Desde luego, ese hombre de
capitalismo hoy casi malsonante fue un creación de Marx, quién si era un
pensador y un ideólogo, para oponerle, como visión futurista la posibilidad de
un mundo socialista donde la producción y distribución de los bienes no
estuvieran regidas por la simple y natural lucha de la oferta y la demanda,
sino por la intervención d un estado omnipotente y justo que tomaba a su cargo
todo el fenómeno económico sin tener
para nada en cuenta sus características históricas.
Mediante esos simples mecanismos
naturales del mercado se alcanzaron los inmensos logros de la moderna economía
y la humanidad presenció asombrada su crecimiento inesperado de la capacidad de
producir riquezas. Adam Smith, que no fue un ideólogo, se limitó en su gran
obra, La riqueza de las naciones, a
describir ese mecanismo nacido de la realidad con la misma minuciosidad con que
un entomólogo describe las costumbres de una familia de insectos.
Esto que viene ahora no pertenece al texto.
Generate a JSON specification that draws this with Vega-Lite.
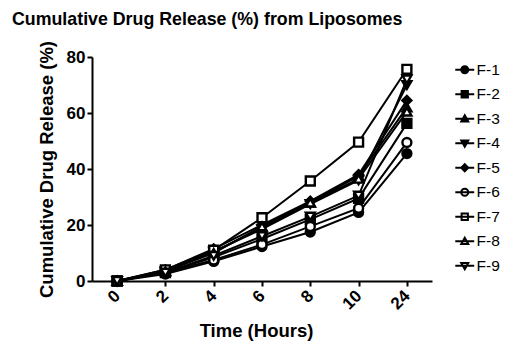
{
  "$schema": "https://vega.github.io/schema/vega-lite/v6.json",
  "width": 340,
  "height": 224,
  "autosize": {"type": "none"},
  "padding": {"left": 92, "top": 57, "right": 89, "bottom": 60},
  "background": "white",
  "config": {
    "font": "Liberation Sans",
    "view": {"stroke": null},
    "axis": {"domainColor": "black", "domainWidth": 2, "tickColor": "black", "tickWidth": 2, "tickSize": 5, "grid": false, "labelColor": "black", "labelFontWeight": "bold", "labelFontSize": 17, "titleFontSize": 18.5, "titleFontWeight": "bold", "titleColor": "black", "labelFont": "Liberation Sans", "titleFont": "Liberation Sans"}
  },
  "title": {"text": "Cumulative Drug Release (%) from Liposomes", "anchor": "start", "frame": "group", "fontSize": 17.8, "fontWeight": "bold", "color": "black", "font": "Liberation Sans", "offset": 12, "dx": -80},
  "data": {"values": [
    {"series": "F-1", "time": 0, "release": 0}, {"series": "F-1", "time": 2, "release": 2.5}, {"series": "F-1", "time": 4, "release": 7}, {"series": "F-1", "time": 6, "release": 12.3}, {"series": "F-1", "time": 8, "release": 17.5}, {"series": "F-1", "time": 10, "release": 24.5}, {"series": "F-1", "time": 24, "release": 45.5},
    {"series": "F-2", "time": 0, "release": 0}, {"series": "F-2", "time": 2, "release": 3}, {"series": "F-2", "time": 4, "release": 8.5}, {"series": "F-2", "time": 6, "release": 15}, {"series": "F-2", "time": 8, "release": 22}, {"series": "F-2", "time": 10, "release": 29.5}, {"series": "F-2", "time": 24, "release": 56.3},
    {"series": "F-3", "time": 0, "release": 0}, {"series": "F-3", "time": 2, "release": 3.5}, {"series": "F-3", "time": 4, "release": 10.5}, {"series": "F-3", "time": 6, "release": 19}, {"series": "F-3", "time": 8, "release": 28}, {"series": "F-3", "time": 10, "release": 37.5}, {"series": "F-3", "time": 24, "release": 62},
    {"series": "F-4", "time": 0, "release": 0}, {"series": "F-4", "time": 2, "release": 3.5}, {"series": "F-4", "time": 4, "release": 10.5}, {"series": "F-4", "time": 6, "release": 18.5}, {"series": "F-4", "time": 8, "release": 27.5}, {"series": "F-4", "time": 10, "release": 36}, {"series": "F-4", "time": 24, "release": 70},
    {"series": "F-5", "time": 0, "release": 0}, {"series": "F-5", "time": 2, "release": 4}, {"series": "F-5", "time": 4, "release": 11.5}, {"series": "F-5", "time": 6, "release": 20}, {"series": "F-5", "time": 8, "release": 28.5}, {"series": "F-5", "time": 10, "release": 38}, {"series": "F-5", "time": 24, "release": 64.5},
    {"series": "F-6", "time": 0, "release": 0}, {"series": "F-6", "time": 2, "release": 3}, {"series": "F-6", "time": 4, "release": 7.5}, {"series": "F-6", "time": 6, "release": 13}, {"series": "F-6", "time": 8, "release": 19.5}, {"series": "F-6", "time": 10, "release": 26}, {"series": "F-6", "time": 24, "release": 49.5},
    {"series": "F-7", "time": 0, "release": 0}, {"series": "F-7", "time": 2, "release": 4}, {"series": "F-7", "time": 4, "release": 11}, {"series": "F-7", "time": 6, "release": 22.6}, {"series": "F-7", "time": 8, "release": 35.7}, {"series": "F-7", "time": 10, "release": 49.6}, {"series": "F-7", "time": 24, "release": 75.6},
    {"series": "F-8", "time": 0, "release": 0}, {"series": "F-8", "time": 2, "release": 3.5}, {"series": "F-8", "time": 4, "release": 10}, {"series": "F-8", "time": 6, "release": 19.5}, {"series": "F-8", "time": 8, "release": 28}, {"series": "F-8", "time": 10, "release": 36.5}, {"series": "F-8", "time": 24, "release": 60.5},
    {"series": "F-9", "time": 0, "release": 0}, {"series": "F-9", "time": 2, "release": 3}, {"series": "F-9", "time": 4, "release": 9}, {"series": "F-9", "time": 6, "release": 16}, {"series": "F-9", "time": 8, "release": 23}, {"series": "F-9", "time": 10, "release": 30.5}, {"series": "F-9", "time": 24, "release": 72}
  ]},
  "encoding": {
    "x": {"field": "time", "type": "ordinal", "scale": {"type": "point", "domain": [0, 2, 4, 6, 8, 10, 24], "padding": 0.52}, "axis": {"title": "Time (Hours)", "labelAngle": -45, "labelAlign": "right", "labelBaseline": "middle", "labelPadding": 7, "titlePadding": 9, "titleX": 164}},
    "y": {"field": "release", "type": "quantitative", "scale": {"domain": [0, 80], "nice": false}, "axis": {"title": "Cumulative Drug Release (%)", "values": [0, 20, 40, 60, 80], "titlePadding": 10, "labelPadding": 2}}
  },
  "layer": [
    {"mark": {"type": "line", "color": "black", "strokeWidth": 2}, "encoding": {"detail": {"field": "series"}}},
    {"mark": {"type": "point", "filled": true, "stroke": "black", "strokeWidth": 2.4, "size": 80, "opacity": 1},
     "encoding": {
       "shape": {"field": "series", "scale": {"domain": ["F-1","F-2","F-3","F-4","F-5","F-6","F-7","F-8","F-9"], "range": ["circle","square","triangle-up","triangle-down","diamond","circle","square","triangle-up","triangle-down"]}, "legend": null},
       "fill": {"field": "series", "scale": {"domain": ["F-1","F-2","F-3","F-4","F-5","F-6","F-7","F-8","F-9"], "range": ["black","black","black","black","black","white","white","white","white"]}, "legend": null}
     }},
    {"mark": {"type": "point", "filled": true, "stroke": "black", "strokeWidth": 1.8, "size": 49, "opacity": 0},
     "encoding": {
       "shape": {"field": "series", "scale": {"domain": ["F-1","F-2","F-3","F-4","F-5","F-6","F-7","F-8","F-9"], "range": [
         "M-2.7,0H2.7M1,0A1,1 0 1,1 -1,0A1,1 0 1,1 1,0Z",
         "M-2.7,0H2.7M-0.9,-0.9H0.9V0.9H-0.9Z",
         "M-2.7,0H2.7M0,-1L1,0.8H-1Z",
         "M-2.7,0H2.7M0,1L1,-0.8H-1Z",
         "M-2.7,0H2.7M0,-1L1,0L0,1L-1,0Z",
         "M-2.7,0H2.7M1,0A1,1 0 1,1 -1,0A1,1 0 1,1 1,0Z",
         "M-2.7,0H2.7M-0.9,-0.9H0.9V0.9H-0.9Z",
         "M-2.7,0H2.7M0,-1L1,0.8H-1Z",
         "M-2.7,0H2.7M0,1L1,-0.8H-1Z"]},
         "legend": {"title": null, "orient": "none", "legendX": 365, "legendY": 5, "symbolOpacity": 1, "symbolStrokeColor": "black", "symbolStrokeWidth": 1.8, "labelFontSize": 15.5, "labelColor": "black", "labelFont": "Liberation Sans", "labelOffset": 4, "rowPadding": 7.5, "symbolSize": 49,
           "encode": {"symbols": {"update": {"stroke": {"value": "black"}, "strokeWidth": {"value": 2}, "opacity": {"value": 1}}}}}},
       "fill": {"field": "series", "scale": {"domain": ["F-1","F-2","F-3","F-4","F-5","F-6","F-7","F-8","F-9"], "range": ["black","black","black","black","black","white","white","white","white"]},
         "legend": {"title": null, "orient": "none", "legendX": 365, "legendY": 5, "symbolOpacity": 1, "symbolStrokeColor": "black", "symbolStrokeWidth": 1.8, "labelFontSize": 15.5, "labelColor": "black", "labelFont": "Liberation Sans", "labelOffset": 4, "rowPadding": 7.5, "symbolSize": 49,
           "encode": {"symbols": {"update": {"stroke": {"value": "black"}, "strokeWidth": {"value": 2}, "opacity": {"value": 1}}}}}}
     }}
  ],
  "resolve": {"scale": {"shape": "independent", "fill": "independent"}}
}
Se puede
decir que así como ha existido una economía marxista fundada en un pensamiento
abstracto, nunca ha habido nada que pueda llamarse una economía
“adamsmithcista” imaginada por alguien.
Los sucesos del mundo en la
última década, que culminaron con la disolución de la Unión Soviética, el fin
del comunismo y el fracaso económico d la Europa oriental, si algo han puesto
de manifiesto de manera evidente es el fracaso generalizado y repetido de la
tentativa socialista de reemplazar las relaciones de mercado, naturales y
tradicionales, por sistemas pretendidamente más racionales y justos de
producción y distribución de la riqueza. Sería pueril pensar que Adam Smith
derrotó a Karl Marx, porque el fracaso de la economía marxista se debió
exclusivamente a su sistemática pretensión de reemplazar los mecanismos que de
manera simple, la sociedad había creado para producir y distribuir riqueza por
esquemas ideológicos que parecían más justos y prometían permitir mayor
felicidad y prosperidad para todos.
No ha sido así y por esos ha
habido un abandono masivo en el mundo actual de las políticas económicas
estetizantes y socializantes, que han demostrado no ser capaces de producir la
abundancia y el bienestar social que los viejos sistemas tradicionales trajeron
a los países prósperos.
De esto se han dado cuenta los
pensadores políticos económicos más prestigiosos del mundo y si algo
caracteriza esta hora es el abandono generalizado de los esquemas económicos
del socialismo y un regreso franco a los sistemas simples de la economía de
mercado.
En la América Latina, como en la
mayor parte del llamado Tercer Mundo,
por muchos motivos, la ideología política predominante en el último medio siglo
ha sido precisamente la de una mayor intervención del Estado en la economía, la de la sustitución
de las relaciones normales de producción y distribución por organizaciones
gubernamentales, cuyo resultado ha sido, casi sin excepción, el fracaso
económico y social de los planes de crecimiento de esos países.
La insistencia con que los
dirigentes políticos de la América Latina se aferran a esos dogmas, que han
dirigido la experiencia histórica del último siglo, constituye uno de los
factores más negativos para cualquier posibilidad seria de recuperación y
crecimiento. Podríamos decir, parodiando a Don Quijote, “con la economía hemos
topado”. Da la impresión de que a los políticos latinoamericanos les cuesta
mucho trabajo abandonar ese caparazón ideológico dentro del cual pudieron vivir
con relativo éxito político durante largos, pero sería trágico que esa ceguedad
persistiera y que, a pesar de que evidentemente hemos topado con la economía,
pretendieran seguir haciendo caso omiso de las leyes y peculiaridades de la
economía real para seguir entregados al
empeño frustrante de que hay otra manera mejor de producir y distribuir
riquezas y crear progreso colectivo.